The kinetics of oxidation of methane at pressures comparable with atmospheric pressure presents many features of great interest and of considerable importance to the elucidation of the nature of combustion processes in general. The facts which have accumulated to date, though fairly precise and definite, require in some cases amplification and further study in view of the realization that combustion has the character of a chain reaction. It has been found that the temperature of ignition of methane, which lies in the region 700-800°C., is dependent on the composition and total pressure of the mixture. For equimolecular mixtures of CH 4 and O 2 , no lower limit phenomena of the kind associated with hydrogen or carbon monoxide ignition have been observed.
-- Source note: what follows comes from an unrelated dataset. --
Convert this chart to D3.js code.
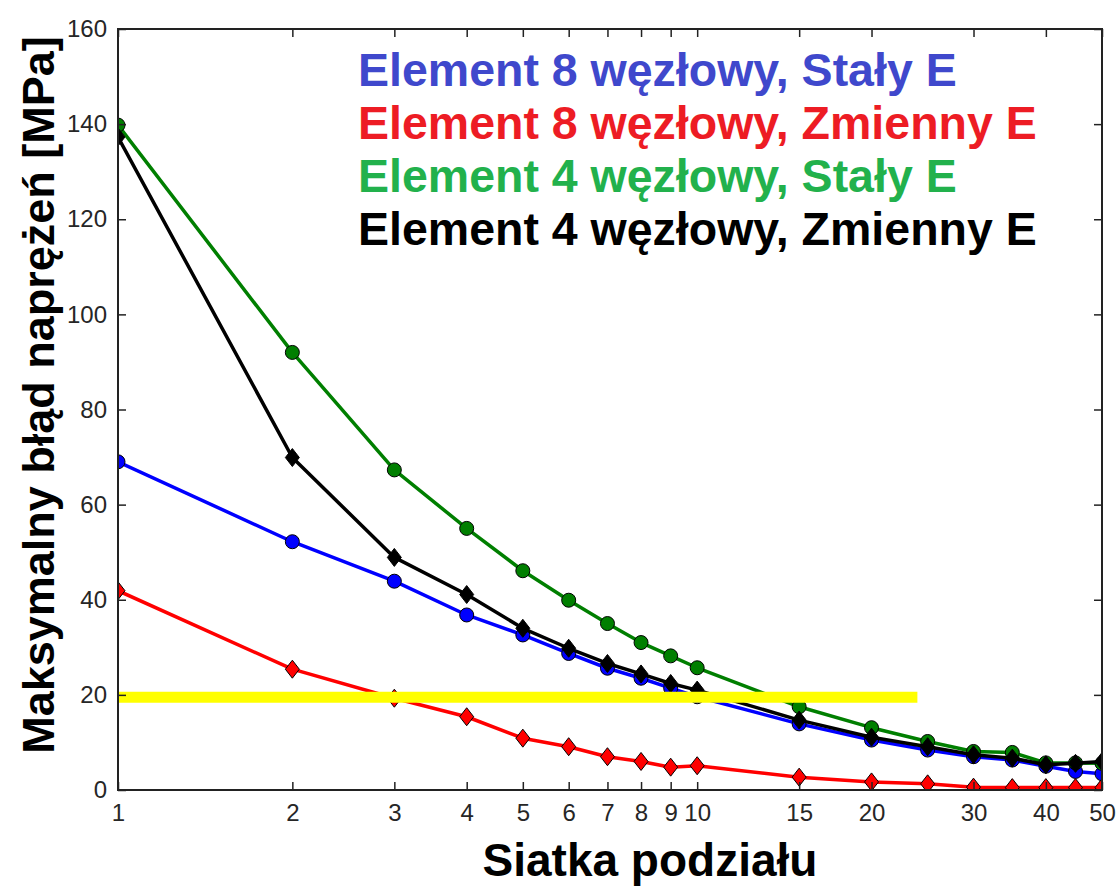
<!DOCTYPE html>
<html>
<head>
<meta charset="utf-8">
<script src="https://cdn.jsdelivr.net/npm/d3@7/dist/d3.min.js"></script>
<style>
  html, body { margin: 0; padding: 0; background: #fff; }
  svg { display: block; font-family: "Liberation Sans", Arial, sans-serif; }
</style>
</head>
<body>
<svg id="chart" width="1118" height="886"></svg>
<script>
// Mesh divisions (x) and maximum stress error [MPa] (y) for each element type
const meshDivisions = [1, 2, 3, 4, 5, 6, 7, 8, 9, 10, 15, 20, 25, 30, 35, 40, 45, 50];

const el8Constant = [69.0, 52.2, 43.9, 36.8, 32.6, 28.7, 25.6, 23.5, 21.4, 19.6, 13.9, 10.5, 8.4, 7.0, 6.3, 5.0, 3.9, 3.4];
const el8Variable = [41.9, 25.4, 19.3, 15.4, 10.9, 9.1, 7.0, 6.0, 4.8, 5.1, 2.7, 1.7, 1.3, 0.6, 0.5, 0.5, 0.5, 0.5];
const el4Constant = [139.8, 92.0, 67.3, 55.0, 46.1, 39.9, 35.0, 31.0, 28.2, 25.7, 17.5, 13.1, 10.2, 8.1, 7.9, 5.7, 5.7, 5.6];
const el4Variable = [137.3, 69.9, 48.9, 41.1, 34.0, 29.8, 26.6, 24.4, 22.4, 21.0, 14.7, 11.1, 9.1, 7.4, 6.7, 5.3, 5.6, 6.0];

// Admissible error threshold line
const thresholdX = [1, 24];
const thresholdY = [19.5, 19.5];

const xTicks = [1, 2, 3, 4, 5, 6, 7, 8, 9, 10, 15, 20, 30, 40, 50];
const yTicks = [0, 20, 40, 60, 80, 100, 120, 140, 160];

const legendLabels = [
  "Element 8 węzłowy, Stały E",
  "Element 8 węzłowy, Zmienny E",
  "Element 4 węzłowy, Stały E",
  "Element 4 węzłowy, Zmienny E"
];

const series = [
  { values: el8Constant, line: "#0000ff", fill: "#0000ff", marker: "circle", text: "#3f48cc" },
  { values: el8Variable, line: "#ff0000", fill: "#ff0000", marker: "diamond", text: "#ed1c24" },
  { values: el4Constant, line: "#007f00", fill: "#007f00", marker: "circle", text: "#22b14c" },
  { values: el4Variable, line: "#000000", fill: "#000000", marker: "diamond", text: "#000000" }
];

const svg = d3.select("#chart");
const plot = { left: 118, right: 1102, top: 29, bottom: 790 };

const x = d3.scaleLog().domain([1, 50]).range([plot.left, plot.right]);
const y = d3.scaleLinear().domain([0, 160]).range([plot.bottom, plot.top]);

svg.append("defs").append("clipPath").attr("id", "plotClip")
  .append("rect")
  .attr("x", plot.left).attr("y", plot.top)
  .attr("width", plot.right - plot.left).attr("height", plot.bottom - plot.top);

const data = svg.append("g").attr("clip-path", "url(#plotClip)");

const line = d3.line().x(d => x(d[0])).y(d => y(d[1]));

const diamond = (hw, hh) => `M0,${-hh}L${hw},0L0,${hh}L${-hw},0Z`;

series.forEach(s => {
  const pts = meshDivisions.map((m, i) => [m, s.values[i]]);
  data.append("path")
    .datum(pts)
    .attr("d", line)
    .attr("fill", "none")
    .attr("stroke", s.line)
    .attr("stroke-width", 3.5)
    .attr("stroke-linejoin", "round");

  const g = data.append("g");
  if (s.marker === "circle") {
    g.selectAll("circle").data(pts).join("circle")
      .attr("cx", d => x(d[0])).attr("cy", d => y(d[1]))
      .attr("r", 7)
      .attr("fill", s.fill)
      .attr("stroke", "#000").attr("stroke-width", 1);
  } else {
    g.selectAll("path").data(pts).join("path")
      .attr("transform", d => `translate(${x(d[0])},${y(d[1])})`)
      .attr("d", diamond(7, 9))
      .attr("fill", s.fill)
      .attr("stroke", "#000").attr("stroke-width", 1);
  }
});

// Threshold line drawn on top of the series
data.append("path")
  .datum(thresholdX.map((v, i) => [v, thresholdY[i]]))
  .attr("d", line)
  .attr("stroke", "#ffff00")
  .attr("stroke-width", 11)
  .attr("fill", "none");

// Axes with inward ticks on all four sides
const axisColor = "#222";
const tickLen = 8;

const bottomAxis = d3.axisBottom(x).tickValues(xTicks).tickFormat(d3.format("d"))
  .tickSizeInner(-tickLen).tickSizeOuter(0).tickPadding(14);
const topAxis = d3.axisTop(x).tickValues(xTicks).tickFormat("")
  .tickSizeInner(-tickLen).tickSizeOuter(0);
const leftAxis = d3.axisLeft(y).tickValues(yTicks).tickFormat(d3.format("d"))
  .tickSizeInner(-tickLen).tickSizeOuter(0).tickPadding(11);
const rightAxis = d3.axisRight(y).tickValues(yTicks).tickFormat("")
  .tickSizeInner(-tickLen).tickSizeOuter(0);

function styleAxis(g) {
  g.select(".domain").remove();
  g.selectAll(".tick line").attr("stroke", axisColor).attr("stroke-width", 1.5);
  g.selectAll(".tick text").attr("fill", "#262626").style("font-size", "24px")
    .style("font-family", "'Liberation Sans', Arial, sans-serif");
}

svg.append("g").attr("transform", `translate(0,${plot.bottom})`).call(bottomAxis).call(styleAxis);
svg.append("g").attr("transform", `translate(0,${plot.top})`).call(topAxis).call(styleAxis);
svg.append("g").attr("transform", `translate(${plot.left},0)`).call(leftAxis).call(styleAxis);
svg.append("g").attr("transform", `translate(${plot.right},0)`).call(rightAxis).call(styleAxis);

// Frame
svg.append("rect")
  .attr("x", plot.left).attr("y", plot.top)
  .attr("width", plot.right - plot.left).attr("height", plot.bottom - plot.top)
  .attr("fill", "none").attr("stroke", axisColor).attr("stroke-width", 2);

// Axis titles
svg.append("text")
  .attr("x", 650).attr("y", 876)
  .attr("text-anchor", "middle")
  .style("font-size", "46px").style("font-weight", "bold")
  .attr("fill", "#000")
  .text("Siatka podziału");

svg.append("text")
  .attr("transform", "translate(54,395) rotate(-90)")
  .attr("text-anchor", "middle")
  .style("font-size", "45px").style("font-weight", "bold")
  .attr("fill", "#000")
  .text("Maksymalny błąd naprężeń [MPa]");

// Legend as coloured text
const legend = svg.append("g");
legendLabels.forEach((label, i) => {
  legend.append("text")
    .attr("x", 358).attr("y", 86 + i * 53)
    .style("font-size", "46.5px").style("font-weight", "bold")
    .attr("fill", series[i].text)
    .text(label);
});
</script>
</body>
</html>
Below the ignition limit there is a readily measurable reaction velocity, and it was shown by Fort and Hinshelwood that the pressure-time curve is comprised of three distinct parts: ( a ) an induction period of several seconds’ or minutes’ duration, during which almost no reaction can be detected; ( b ) a period of acceleration to a steady velocity, followed by ( c ) a gradual decline of the velocity to zero as the reactants are used up. Fort and Hinshelwood showed that the velocity during the reaction period was much more dependent on the pressure of methane than that of oxygen. They further established the fact that the reaction is almost completely inhibited by packing the vessel with pieces of quartz tubing. Bone and Allum showed that the most reactive mixture consists of methane and oxygen in the ratio 2:1, the induction period being shortest and the reaction velocity greatest for this proportion. It was further found that the reaction is subject to sensi­tization, small quantities of nitrogen peroxide, iodine, or formaldehyde practically removing the induction period and increasing the reaction rate. An analysis of the products of the reaction showed that it followed the general course: CH 4 + 1½ O 2 = 2H 2 O + CO. (I)